Since the late 1990s, Miao Xiaochun has created a large body of works which represent the dramatic urban transformation in China and his experience in foreign and Chinese cities. The six images in this exhibition represent some major development after 2002, when he began to make constructed photographs with the help of a computer. The four vertical compositions reveal strong impact of a traditional “vertical scroll” painting, which often embodies shifting viewpoints along the axis. These photographs include the image of a life-size mannequin as the artist’s alter-ego. Dressed as an ancient Chinese gentleman, he is both fascinated and puzzled by what he confronts in contemporary China.
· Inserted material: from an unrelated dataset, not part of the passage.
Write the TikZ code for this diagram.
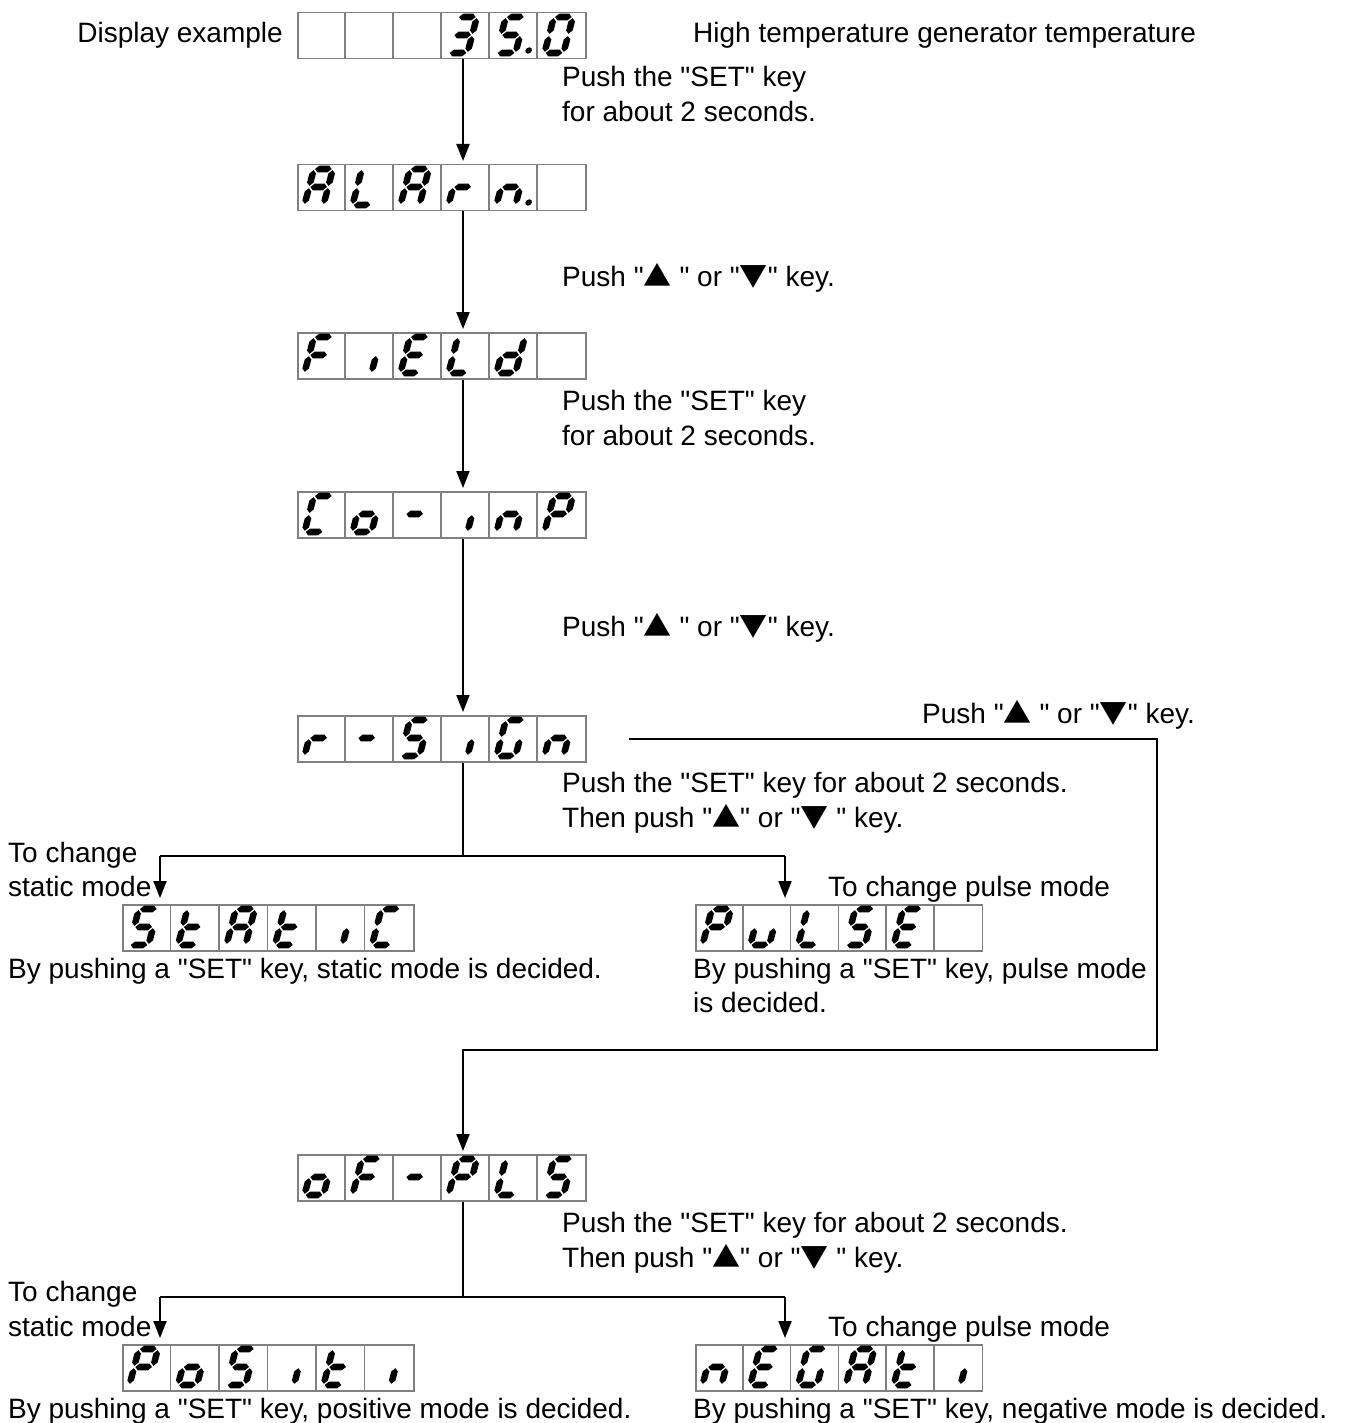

The two large, horizontal pictures are selected from Miao Xiaochun’s latest works. The artist has replaced the ancient statue with his own image in Jump, whereas Orbit takes Beijing’s exuberant street life as its sole subject. Both examples reveal a new, intense interest in combining a grant composition with infinite, minute details. According to the artist, such details can effectively animate a still image because they guide the viewer’s gaze traveling through a large cityscape and generate movement within a representation.